Interventions that attempt to resolve stress -induced behaviors cannot be rectified with the use of traditional crisis intervention techniques that depend on logical cognitive processing because stress behavior is an illogical, instinctual response not under control of the rational brain.

Humans are animals after all, but as opposed to animals, homo sapiens has developed cultural codes for what is perceived as acceptable and non-acceptable behavior. In the professional sphere we will often prioritize how we are perceived by our superiors and colleagues instead of focusing on our internal well-being. Animals, unlike humans have not repressed their natural ability to discharge excess energy during stress. They still allow their bodies to shake out the tension of a stressful experience and then move on unencumbered with their lives.

The tremor mechanism is the natural mechanisms of the body to release deep muscular tension and discharge high levels of chemicals. Benefits can be reduced blood pressure, deep muscle and emotional release and re-establishment of the bio-chemical levels in the body. TRE (Tension and trauma releasing exercises) invented by David Bercelli, is an innovative series of easy exercises that assist the body in releasing deep muscular patterns of stress, tension and trauma. TRE helps to discharge the high levels of anxious energy that is activated in the body. Once the high energetic charge in the body is reduced, the emotional parts of the brain no longer perceive reality as dangerous and thus allows for a reflected and rational response.
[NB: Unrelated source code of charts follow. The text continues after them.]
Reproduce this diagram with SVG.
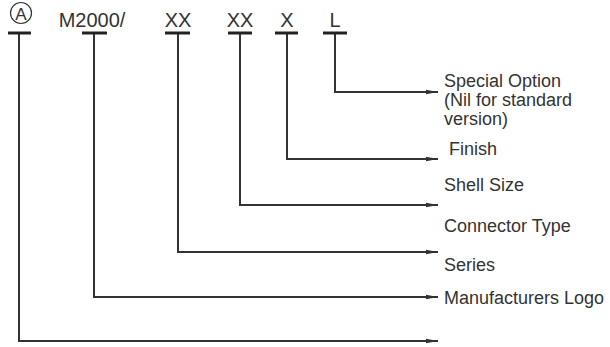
<svg xmlns="http://www.w3.org/2000/svg" width="610" height="347" viewBox="0 0 610 347">
<style>
text{font-family:"Liberation Sans",Arial,sans-serif;fill:#333;}
.top{font-size:20px;text-anchor:middle;}
.lab{font-size:18px;}
.bar{stroke:#222;stroke-width:3;fill:none;}
.ln{stroke:#333;stroke-width:2;fill:none;}
</style>
<defs>
<marker id="ah" viewBox="0 0 12 6" refX="12" refY="3" markerWidth="12" markerHeight="6" markerUnits="userSpaceOnUse" orient="auto">
<path d="M0,0.8 L12,3 L0,5.2 Z" fill="#333"/>
</marker>
</defs>
<g id="connectors">
<path class="ln" d="M19,33 V341 H438" marker-end="url(#ah)"/>
<path class="ln" d="M94,33 V297 H438" marker-end="url(#ah)"/>
<path class="ln" d="M178,33 V252 H438" marker-end="url(#ah)"/>
<path class="ln" d="M240,33 V205 H438" marker-end="url(#ah)"/>
<path class="ln" d="M287,33 V159 H438" marker-end="url(#ah)"/>
<path class="ln" d="M335,33 V92 H438" marker-end="url(#ah)"/>
</g>
<g id="node-a">
<circle cx="21" cy="13" r="10.5" fill="none" stroke="#333" stroke-width="1.2"/>
<text class="top" x="21" y="19.5" style="font-size:17px">A</text>
<line class="bar" x1="8" y1="33" x2="31" y2="33"/>
</g>
<g id="node-m2000">
<text class="top" x="92" y="27">M2000/</text>
<line class="bar" x1="82" y1="33" x2="107" y2="33"/>
</g>
<g id="node-xx1">
<text class="top" x="178" y="27">XX</text>
<line class="bar" x1="165" y1="33" x2="190" y2="33"/>
</g>
<g id="node-xx2">
<text class="top" x="240" y="27">XX</text>
<line class="bar" x1="228" y1="33" x2="252" y2="33"/>
</g>
<g id="node-x">
<text class="top" x="287" y="27">X</text>
<line class="bar" x1="275" y1="33" x2="298" y2="33"/>
</g>
<g id="node-l">
<text class="top" x="335" y="27">L</text>
<line class="bar" x1="323" y1="33" x2="347" y2="33"/>
</g>
<g id="labels">
<text class="lab" x="444" y="87">Special Option</text>
<text class="lab" x="444" y="106">(Nil for standard</text>
<text class="lab" x="444" y="125">version)</text>
<text class="lab" x="449" y="155">Finish</text>
<text class="lab" x="444" y="191">Shell Size</text>
<text class="lab" x="444" y="232">Connector Type</text>
<text class="lab" x="444" y="271">Series</text>
<text class="lab" x="444" y="304">Manufacturers Logo</text>
</g>
</svg>
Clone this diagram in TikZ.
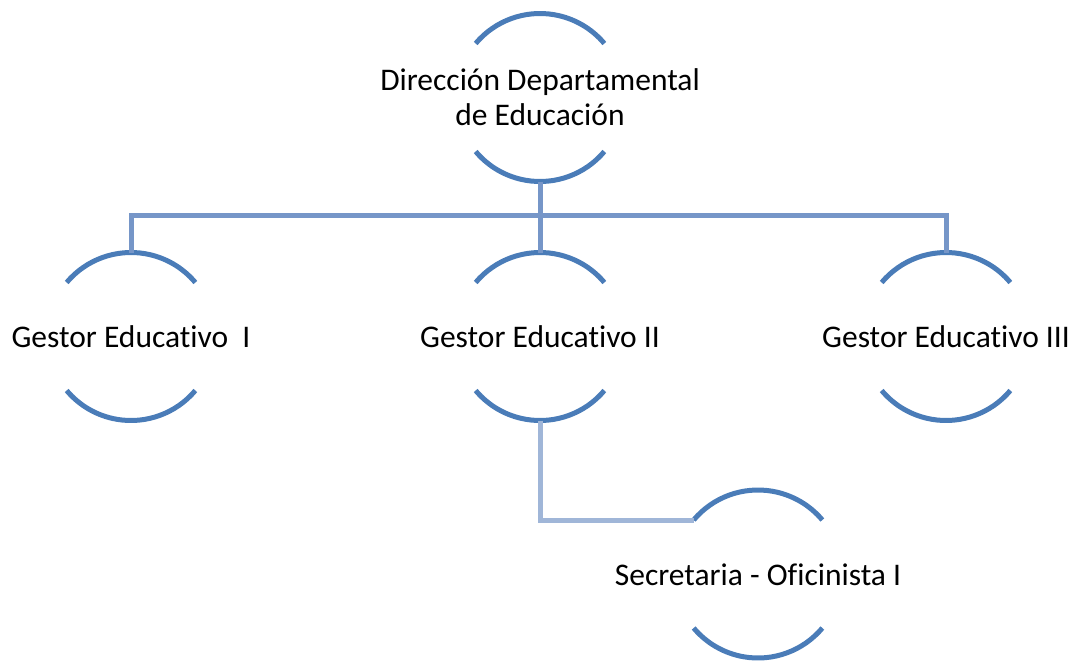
\documentclass[tikz,border=0pt]{standalone}
\usepackage{fontspec}
\setmainfont{Carlito}[Ligatures=NoCommon]
\usetikzlibrary{calc}
\definecolor{arcblue}{RGB}{74,124,184}
\definecolor{linkblue}{RGB}{118,150,200}
\definecolor{linklight}{RGB}{160,182,216}
\begin{document}
\begin{tikzpicture}[x=1pt,y=-1pt,
  arcline/.style={draw=arcblue, line width=5pt},
  linkline/.style={draw=linkblue, line width=5pt},
  linklightline/.style={draw=linklight, line width=5pt},
  lbl/.style={font=\fontsize{31.5}{35}\selectfont, inner sep=0pt, text=black, align=center},
  ring/.pic={
    \draw[arcline] (220:84) arc[start angle=220,end angle=320,radius=84];
    \draw[arcline] (40:84) arc[start angle=40,end angle=140,radius=84];
  }]
\useasboundingbox (0,0) rectangle (1075,661);
% circle centres
\coordinate (ctop) at (540,97.5);
\coordinate (cg1) at (131,336.5);
\coordinate (cg2) at (540,336.5);
\coordinate (cg3) at (946,336.5);
\coordinate (csec) at (758,574);
% rings
\pic at (ctop) {ring};
\pic at (cg1) {ring};
\pic at (cg2) {ring};
\pic at (cg3) {ring};
\pic at (csec) {ring};
% connector anchors
\coordinate (topB) at ($(ctop)+(0,84)$);
\coordinate (g1T) at ($(cg1)+(0,-84)$);
\coordinate (g2T) at ($(cg2)+(0,-84)$);
\coordinate (g3T) at ($(cg3)+(0,-84)$);
\coordinate (g2B) at ($(cg2)+(0,84)$);
\coordinate (secL) at ($(csec)+(220:84)$);
\coordinate (bus) at (540,215);
% connectors
\draw[linkline] (topB) -- (bus);
\draw[linkline] (bus) -| (g1T);
\draw[linkline] (bus) -| (g3T);
\draw[linkline] (bus) -- (g2T);
\draw[linklightline] (g2B) |- (secL);
% labels
\node[lbl] (ntop) at (ctop) {Dirección Departamental\\de Educación};
\node[lbl, anchor=base] (ng1) at (131,347) {Gestor Educativo\ \ I};
\node[lbl, anchor=base] (ng2) at (540,347) {Gestor Educativo II};
\node[lbl, anchor=base] (ng3) at (946,347) {Gestor Educativo III};
\node[lbl, anchor=base] (nsec) at (758,585) {Secretaria - Oficinista I};
\end{tikzpicture}
\end{document}
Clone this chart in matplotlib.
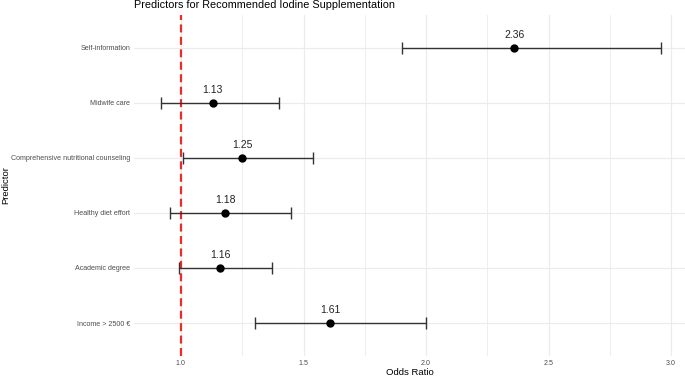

Introducing bodywork such as TRE to the corporate world may therefore represent many benefits to today’s workforce. Once the bio-chemical pollution caused by stress has been reduced, skills and behavioral development along with cognitive work and innovation can and will take place. The individual is no longer acting from his emotional brain but rather the neo-cortex, the rational brain.

Would it be too unconventional to offer employees the possibility to shake of their stress and tension at the workplace?

And what if a team meeting was concluded by a collective tremor session for a more balanced and happier workforce?

Wouldn’t it be both innovative and visionary if companies dedicated rooms specifically for tremoring and emotional releases?

And what if the mind-body connection allowed leaders to truly connect to their hearts and their inner sensations and as a consequence lead to holistic decisions that would be beneficial in the long term for both the employees and the business?

Introducing new behaviors and new thinking is difficult but without risk taking there is no win either.

Will you be the next leader to challenge the status quo?